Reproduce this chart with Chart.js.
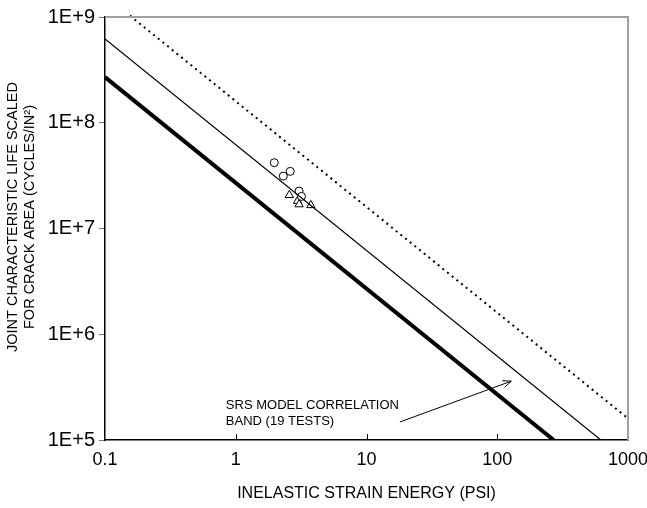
<!DOCTYPE html>
<html>
<head>
<meta charset="utf-8">
<script src="https://cdn.jsdelivr.net/npm/chart.js@4"></script>
<style>
  html, body { margin: 0; padding: 0; background: #fff; }
  #wrap { width: 647px; height: 508px; }
</style>
</head>
<body>
<div id="wrap"><canvas id="chart" width="647" height="508"></canvas></div>
<script>
/* ========== Data ========== */
const X_TICKS = [0.1, 1, 10, 100, 1000];
const Y_TICKS = [1e5, 1e6, 1e7, 1e8, 1e9];

// correlation lines (two end points each)
const thickX = [0.1, 270];
const thickY = [2.7e8, 1e5];
const thinX = [0.1, 620];
const thinY = [6.2e8, 1e5];
const dotX = [0.155, 1000];
const dotY = [1.03e9, 1.6e5];

// test points
const circleX = [1.97, 2.31, 2.61, 3.05, 3.18];
const circleY = [4.19e7, 3.13e7, 3.47e7, 2.26e7, 2.01e7];
const triX = [2.57, 2.97, 3.05, 3.75];
const triY = [2.07e7, 1.82e7, 1.69e7, 1.66e7];

// annotation
const noteText = ['SRS MODEL CORRELATION', 'BAND (19 TESTS)'];
const notePos = [0.84, 2.14e5];
const arrowFrom = [18, 1.48e5];
const arrowTo = [128, 3.6e5];

const Y_TITLE = ['JOINT CHARACTERISTIC LIFE SCALED', 'FOR CRACK AREA (CYCLES/IN\u00B2)'];

const FONT = "'Liberation Sans', Arial, sans-serif";
const pts = (xs, ys) => xs.map((x, i) => ({ x: x, y: ys[i] }));

/* ========== Plugins ========== */
const frameRest = {
  id: 'frameRest',
  afterDatasetsDraw(chart) {
    const { ctx, chartArea: a, scales } = chart;
    ctx.save();
    // gray top / right frame
    ctx.strokeStyle = '#a0a0a0';
    ctx.lineWidth = 2;
    ctx.beginPath();
    ctx.moveTo(a.left, a.top);
    ctx.lineTo(a.right, a.top);
    ctx.lineTo(a.right, a.bottom);
    ctx.stroke();
    // x ticks pointing inside
    ctx.strokeStyle = '#000';
    ctx.lineWidth = 1;
    X_TICKS.slice(1, -1).forEach(v => {
      const x = Math.round(scales.x.getPixelForValue(v)) + 0.5;
      ctx.beginPath();
      ctx.moveTo(x, a.bottom);
      ctx.lineTo(x, a.bottom - 6);
      ctx.stroke();
    });
    // y axis title (two rotated lines)
    ctx.font = '14.5px ' + FONT;
    ctx.fillStyle = '#000';
    ctx.textAlign = 'center';
    ctx.textBaseline = 'middle';
    ctx.translate(13, 217);
    ctx.rotate(-Math.PI / 2);
    Y_TITLE.forEach((t, i) => ctx.fillText(t, 0, i * 17));
    ctx.restore();
  }
};

const notePlugin = {
  id: 'note',
  afterDatasetsDraw(chart) {
    const { ctx, scales } = chart;
    const tx = scales.x.getPixelForValue(notePos[0]);
    const ty = scales.y.getPixelForValue(notePos[1]);
    ctx.save();
    ctx.font = '13px ' + FONT;
    ctx.fillStyle = '#000';
    ctx.textAlign = 'left';
    ctx.textBaseline = 'middle';
    noteText.forEach((t, i) => ctx.fillText(t, tx, ty + i * 16));
    const x1 = scales.x.getPixelForValue(arrowFrom[0]);
    const y1 = scales.y.getPixelForValue(arrowFrom[1]);
    const x2 = scales.x.getPixelForValue(arrowTo[0]);
    const y2 = scales.y.getPixelForValue(arrowTo[1]);
    const ang = Math.atan2(y2 - y1, x2 - x1);
    ctx.strokeStyle = '#000';
    ctx.lineWidth = 1;
    ctx.beginPath();
    ctx.moveTo(x1, y1);
    ctx.lineTo(x2, y2);
    ctx.moveTo(x2 - 9 * Math.cos(ang - 0.4), y2 - 9 * Math.sin(ang - 0.4));
    ctx.lineTo(x2, y2);
    ctx.lineTo(x2 - 9 * Math.cos(ang + 0.4), y2 - 9 * Math.sin(ang + 0.4));
    ctx.stroke();
    ctx.restore();
  }
};

/* ========== Chart ========== */
Chart.defaults.font.family = FONT;
Chart.defaults.color = '#000';

new Chart(document.getElementById('chart'), {
  type: 'scatter',
  data: {
    datasets: [
      {
        data: pts(thickX, thickY), showLine: true, borderColor: '#000',
        borderWidth: 4, pointRadius: 0
      },
      {
        data: pts(thinX, thinY), showLine: true, borderColor: '#000',
        borderWidth: 1.2, pointRadius: 0
      },
      {
        data: pts(dotX, dotY), showLine: true, borderColor: '#000',
        borderWidth: 2, borderDash: [2, 4], pointRadius: 0, clip: false
      },
      {
        data: pts(circleX, circleY), pointStyle: 'circle', pointRadius: 4,
        backgroundColor: '#fff', borderColor: '#000', borderWidth: 1
      },
      {
        data: pts(triX, triY), pointStyle: 'triangle', pointRadius: 4.8,
        backgroundColor: '#fff', borderColor: '#000', borderWidth: 1
      }
    ]
  },
  options: {
    responsive: false,
    animation: false,
    layout: { padding: { top: 17, right: 19, left: 0, bottom: 0 } },
    plugins: { legend: { display: false }, tooltip: { enabled: false } },
    scales: {
      x: {
        type: 'logarithmic',
        min: 0.1, max: 1000,
        afterBuildTicks: s => { s.ticks = X_TICKS.map(v => ({ value: v })); },
        afterFit: s => { s.height = 68; s.paddingRight = 0; s.paddingLeft = 0; },
        grid: { display: false, drawTicks: false },
        border: { display: true, color: '#000', width: 1.5 },
        ticks: {
          padding: 9, maxRotation: 0, autoSkip: false,
          font: { size: 18 }, color: '#000',
          callback: v => String(v)
        },
        title: {
          display: true, text: 'INELASTIC STRAIN ENERGY (PSI)',
          font: { size: 16 }, color: '#000', padding: { top: 0, bottom: 5 }
        }
      },
      y: {
        type: 'logarithmic',
        min: 1e5, max: 1e9,
        afterBuildTicks: s => { s.ticks = Y_TICKS.map(v => ({ value: v })); },
        afterFit: s => { s.width = 105; },
        grid: { drawOnChartArea: false, drawTicks: true, tickLength: 6, tickColor: '#777' },
        border: { display: true, color: '#000', width: 1.5 },
        ticks: {
          padding: 4, autoSkip: false, font: { size: 20 }, color: '#000',
          callback: v => '1E+' + Math.round(Math.log10(v))
        },
        title: { display: false }
      }
    }
  },
  plugins: [frameRest, notePlugin]
});
</script>
</body>
</html>
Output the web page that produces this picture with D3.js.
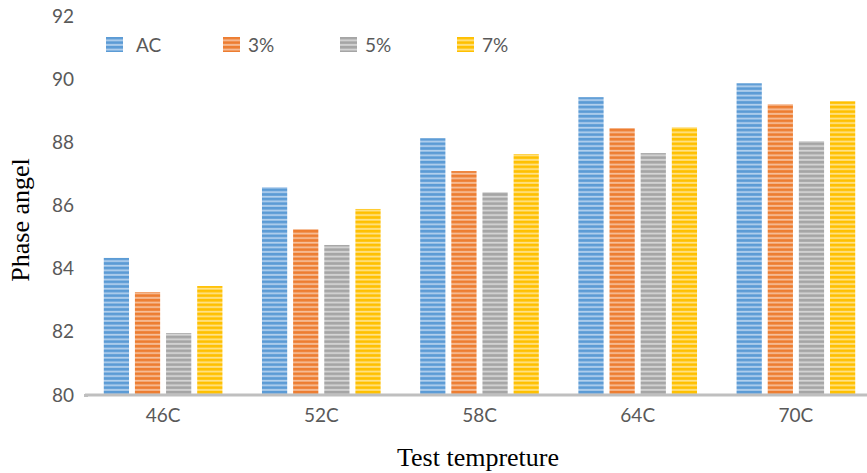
<!DOCTYPE html>
<html><head><meta charset="utf-8">
<script src="https://cdn.jsdelivr.net/npm/d3@7"></script>
<style>body{margin:0;background:#fff}svg{display:block}</style>
</head><body><svg id="c" width="867" height="473"></svg>
<script>
const categories = ["46C","52C","58C","64C","70C"];
const seriesNames = ["AC","3%","5%","7%"];
const acValues  = [84.34, 86.58, 88.13, 89.43, 89.87];
const p3Values  = [83.26, 85.25, 87.09, 88.45, 89.21];
const p5Values  = [81.96, 84.75, 86.42, 87.66, 88.04];
const p7Values  = [83.45, 85.89, 87.63, 88.48, 89.30];
const yTicks = [80,82,84,86,88,90,92];

const series = [acValues, p3Values, p5Values, p7Values];
const colors = [["#5b9bd5","#b4d1ee"],["#ed7d31","#f7c09b"],["#a5a5a5","#d6d6d6"],["#ffc000","#ffe38a"]];

const svg = d3.select("#c");
const defs = svg.append("defs");
colors.forEach((c,i)=>{
  const p = defs.append("pattern").attr("id","pat"+i).attr("patternUnits","userSpaceOnUse")
    .attr("width",8).attr("height",4.6);
  p.append("rect").attr("width",8).attr("height",4.6).attr("fill",c[0]);
  p.append("rect").attr("y",2.6).attr("width",8).attr("height",1.8).attr("fill",c[1]);
});

const x0 = d3.scaleBand().domain(categories).range([84,875]).paddingInner(0.25).paddingOuter(0.125);
const x1 = d3.scaleBand().domain(seriesNames).range([0,x0.bandwidth()]).paddingInner(0.19);
const y = d3.scaleLinear().domain([80,92]).range([395,16]);

const font = "Lato, 'Open Sans', sans-serif";

// bars
const g = svg.append("g");
categories.forEach((cat,ci)=>{
  seriesNames.forEach((s,si)=>{
    const v = series[si][ci];
    g.append("rect").attr("x",x0(cat)+x1(s)).attr("width",x1.bandwidth())
      .attr("y",y(v)).attr("height",y(80)-y(v))
      .attr("fill","url(#pat"+si+")");
  });
});

// x axis
const xa = svg.append("g").attr("transform","translate(0,395)").call(d3.axisBottom(x0).tickSize(0).tickPadding(14));
xa.select(".domain").attr("stroke","#bfbfbf").attr("stroke-width",3).attr("d","M85,0H867");
xa.selectAll("text").attr("fill","#595959").attr("font-size",19).attr("font-family",font);

// y axis labels
const ya = svg.append("g").attr("transform","translate(74,0)").call(d3.axisLeft(y).tickValues(yTicks).tickSize(0).tickPadding(0).tickFormat(d3.format("d")));
ya.select(".domain").remove();
ya.selectAll("text").attr("fill","#595959").attr("font-size",19).attr("font-family",font);
svg.append("rect").attr("x",84).attr("y",394).attr("width",4).attr("height",3).attr("fill","#bfbfbf");

// titles
svg.append("text").attr("transform","translate(29,220) rotate(-90)").attr("text-anchor","middle")
  .attr("font-family","'Liberation Serif', 'Times New Roman', serif").attr("font-size",26).attr("fill","#000").text("Phase angel");
svg.append("text").attr("x",478).attr("y",466).attr("text-anchor","middle")
  .attr("font-family","'Liberation Serif', 'Times New Roman', serif").attr("font-size",26).attr("fill","#000").text("Test tempreture");

// legend
const lx = d3.scalePoint().domain(seriesNames).range([106,457]);
seriesNames.forEach((s,i)=>{
  svg.append("rect").attr("x",lx(s)).attr("y",37).attr("width",17).attr("height",15).attr("fill","url(#pat"+i+")");
  svg.append("text").attr("x",lx(s)+(i===0?30:25)).attr("y",52).attr("font-family",font).attr("font-size",19)
    .attr("fill","#595959").text(s);
});
</script></body></html>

*SHORT EXERCISE:*
Search the data above for the string "this" and copy each line that has it.

*FULL ANSWER:*
Reproduce this chart with Chart.js.
Output the web page that produces this picture with D3.js.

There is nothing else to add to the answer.